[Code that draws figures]
· · · ·

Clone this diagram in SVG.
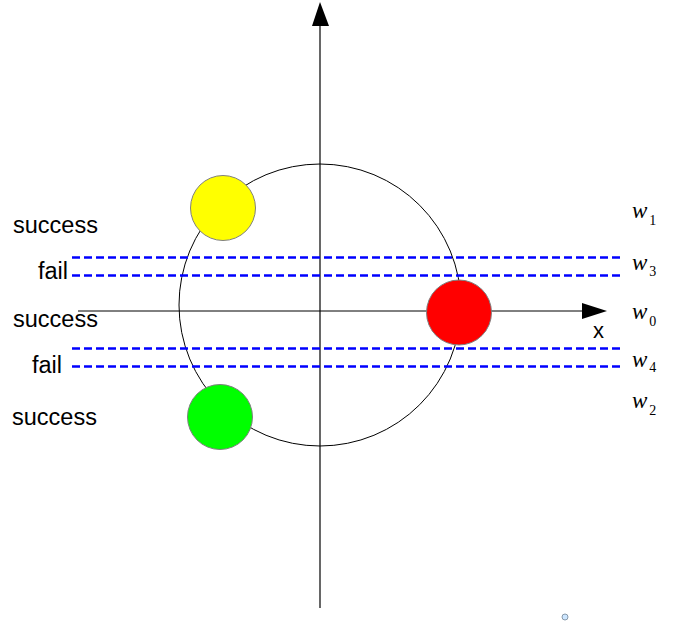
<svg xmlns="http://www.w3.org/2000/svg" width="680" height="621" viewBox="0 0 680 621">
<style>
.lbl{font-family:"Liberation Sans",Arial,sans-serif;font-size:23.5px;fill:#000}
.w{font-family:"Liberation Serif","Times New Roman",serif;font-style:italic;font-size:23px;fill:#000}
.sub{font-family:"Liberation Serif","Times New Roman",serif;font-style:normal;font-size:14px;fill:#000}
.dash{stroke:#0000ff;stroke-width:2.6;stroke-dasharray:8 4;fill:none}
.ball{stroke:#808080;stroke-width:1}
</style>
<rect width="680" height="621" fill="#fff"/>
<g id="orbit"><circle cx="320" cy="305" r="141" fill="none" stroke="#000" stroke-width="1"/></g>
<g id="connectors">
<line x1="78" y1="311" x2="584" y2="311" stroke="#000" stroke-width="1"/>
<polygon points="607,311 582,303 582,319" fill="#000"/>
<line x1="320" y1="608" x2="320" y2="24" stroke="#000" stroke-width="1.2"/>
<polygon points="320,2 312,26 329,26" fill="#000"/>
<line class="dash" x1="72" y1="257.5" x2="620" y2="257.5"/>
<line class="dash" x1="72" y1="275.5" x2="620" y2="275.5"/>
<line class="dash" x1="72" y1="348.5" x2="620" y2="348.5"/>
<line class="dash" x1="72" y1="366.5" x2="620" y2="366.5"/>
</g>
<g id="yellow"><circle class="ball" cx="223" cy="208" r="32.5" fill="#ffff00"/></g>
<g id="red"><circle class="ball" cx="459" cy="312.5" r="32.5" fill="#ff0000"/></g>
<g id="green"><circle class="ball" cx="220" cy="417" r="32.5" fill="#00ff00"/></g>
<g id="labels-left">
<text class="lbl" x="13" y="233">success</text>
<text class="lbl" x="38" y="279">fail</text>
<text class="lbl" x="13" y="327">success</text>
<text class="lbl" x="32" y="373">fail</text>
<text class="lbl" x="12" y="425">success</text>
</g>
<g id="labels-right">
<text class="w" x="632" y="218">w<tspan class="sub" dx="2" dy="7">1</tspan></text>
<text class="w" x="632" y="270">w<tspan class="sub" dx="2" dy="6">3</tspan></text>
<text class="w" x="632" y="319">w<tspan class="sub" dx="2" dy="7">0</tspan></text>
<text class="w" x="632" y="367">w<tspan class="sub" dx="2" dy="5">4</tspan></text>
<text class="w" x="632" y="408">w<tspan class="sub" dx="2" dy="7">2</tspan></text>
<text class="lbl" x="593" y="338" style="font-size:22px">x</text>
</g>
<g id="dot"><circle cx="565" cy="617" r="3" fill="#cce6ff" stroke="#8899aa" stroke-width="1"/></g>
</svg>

· · · ·

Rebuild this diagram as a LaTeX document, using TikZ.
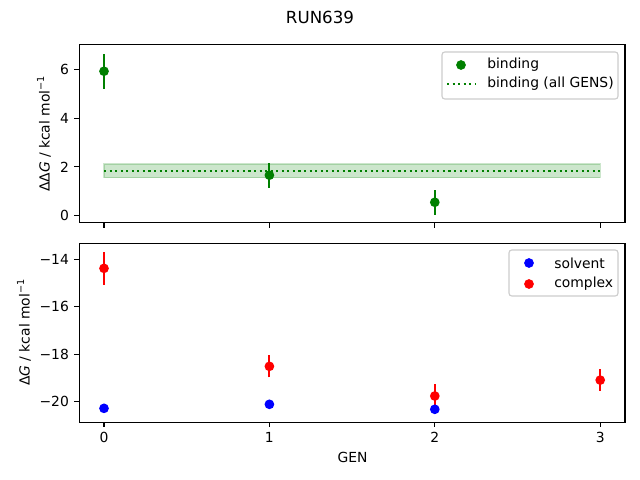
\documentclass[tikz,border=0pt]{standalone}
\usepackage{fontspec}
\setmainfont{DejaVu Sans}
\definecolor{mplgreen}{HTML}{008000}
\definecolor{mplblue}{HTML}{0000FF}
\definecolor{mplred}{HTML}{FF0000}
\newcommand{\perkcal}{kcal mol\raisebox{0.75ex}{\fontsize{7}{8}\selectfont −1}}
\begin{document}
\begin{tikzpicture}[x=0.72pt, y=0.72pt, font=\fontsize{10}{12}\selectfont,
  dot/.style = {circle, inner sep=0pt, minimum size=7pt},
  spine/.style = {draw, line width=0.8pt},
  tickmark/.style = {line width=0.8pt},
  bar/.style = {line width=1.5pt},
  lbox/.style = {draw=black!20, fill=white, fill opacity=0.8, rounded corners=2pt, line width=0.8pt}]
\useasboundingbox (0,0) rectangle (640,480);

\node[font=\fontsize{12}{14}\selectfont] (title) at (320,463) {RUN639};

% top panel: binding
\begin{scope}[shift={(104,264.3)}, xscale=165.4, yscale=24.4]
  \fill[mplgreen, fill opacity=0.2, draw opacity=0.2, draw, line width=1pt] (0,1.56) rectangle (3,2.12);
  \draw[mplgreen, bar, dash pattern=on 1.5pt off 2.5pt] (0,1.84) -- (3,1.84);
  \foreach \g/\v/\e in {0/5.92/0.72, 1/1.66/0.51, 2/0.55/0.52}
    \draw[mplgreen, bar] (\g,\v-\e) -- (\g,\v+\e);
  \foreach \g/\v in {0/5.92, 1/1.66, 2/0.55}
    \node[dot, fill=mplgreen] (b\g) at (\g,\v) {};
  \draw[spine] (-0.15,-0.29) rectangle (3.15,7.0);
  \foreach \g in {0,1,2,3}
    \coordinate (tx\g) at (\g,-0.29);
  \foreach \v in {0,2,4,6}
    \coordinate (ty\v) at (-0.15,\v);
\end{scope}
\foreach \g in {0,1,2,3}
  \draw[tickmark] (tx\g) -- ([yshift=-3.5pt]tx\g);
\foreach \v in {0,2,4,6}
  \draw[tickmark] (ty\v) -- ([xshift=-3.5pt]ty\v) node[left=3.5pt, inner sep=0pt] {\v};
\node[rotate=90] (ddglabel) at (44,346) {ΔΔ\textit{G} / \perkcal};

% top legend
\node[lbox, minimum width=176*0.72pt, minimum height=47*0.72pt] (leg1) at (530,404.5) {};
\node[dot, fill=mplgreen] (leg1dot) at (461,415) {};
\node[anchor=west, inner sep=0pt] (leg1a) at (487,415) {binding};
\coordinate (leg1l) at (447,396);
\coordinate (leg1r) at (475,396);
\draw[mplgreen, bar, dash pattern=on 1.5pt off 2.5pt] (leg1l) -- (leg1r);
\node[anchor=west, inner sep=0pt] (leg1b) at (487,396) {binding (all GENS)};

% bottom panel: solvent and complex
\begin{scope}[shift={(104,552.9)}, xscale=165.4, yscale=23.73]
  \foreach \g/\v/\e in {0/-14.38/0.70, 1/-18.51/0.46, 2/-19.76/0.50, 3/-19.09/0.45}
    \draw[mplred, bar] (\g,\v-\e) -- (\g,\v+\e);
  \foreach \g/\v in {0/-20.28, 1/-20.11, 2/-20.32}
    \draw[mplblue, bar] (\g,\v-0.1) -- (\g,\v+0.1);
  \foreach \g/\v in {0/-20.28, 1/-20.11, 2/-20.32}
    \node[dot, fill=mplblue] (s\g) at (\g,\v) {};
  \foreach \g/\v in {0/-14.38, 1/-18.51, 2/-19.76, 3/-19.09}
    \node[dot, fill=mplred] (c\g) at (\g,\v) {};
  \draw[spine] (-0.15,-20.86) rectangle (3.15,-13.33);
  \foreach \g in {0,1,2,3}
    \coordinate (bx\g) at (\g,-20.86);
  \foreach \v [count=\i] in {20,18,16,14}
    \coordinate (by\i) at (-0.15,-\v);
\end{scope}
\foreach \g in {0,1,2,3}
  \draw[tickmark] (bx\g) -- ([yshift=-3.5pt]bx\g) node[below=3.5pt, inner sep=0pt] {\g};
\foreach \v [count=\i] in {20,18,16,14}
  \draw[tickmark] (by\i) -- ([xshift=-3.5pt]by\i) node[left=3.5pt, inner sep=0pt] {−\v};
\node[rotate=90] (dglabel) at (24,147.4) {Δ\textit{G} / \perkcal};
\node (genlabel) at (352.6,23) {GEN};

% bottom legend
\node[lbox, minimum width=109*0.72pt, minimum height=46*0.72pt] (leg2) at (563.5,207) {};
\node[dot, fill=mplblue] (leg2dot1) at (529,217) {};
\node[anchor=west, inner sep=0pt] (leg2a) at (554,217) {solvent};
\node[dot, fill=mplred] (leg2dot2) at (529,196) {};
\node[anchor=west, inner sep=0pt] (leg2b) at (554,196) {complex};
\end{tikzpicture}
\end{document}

· · · ·

WORK TO BE COMPLETED
In the records above, locate each line with the word "this". Copy all such lines.

SOLUTION TO THE EXERCISE
Clone this diagram in SVG.
Rebuild this diagram as a LaTeX document, using TikZ.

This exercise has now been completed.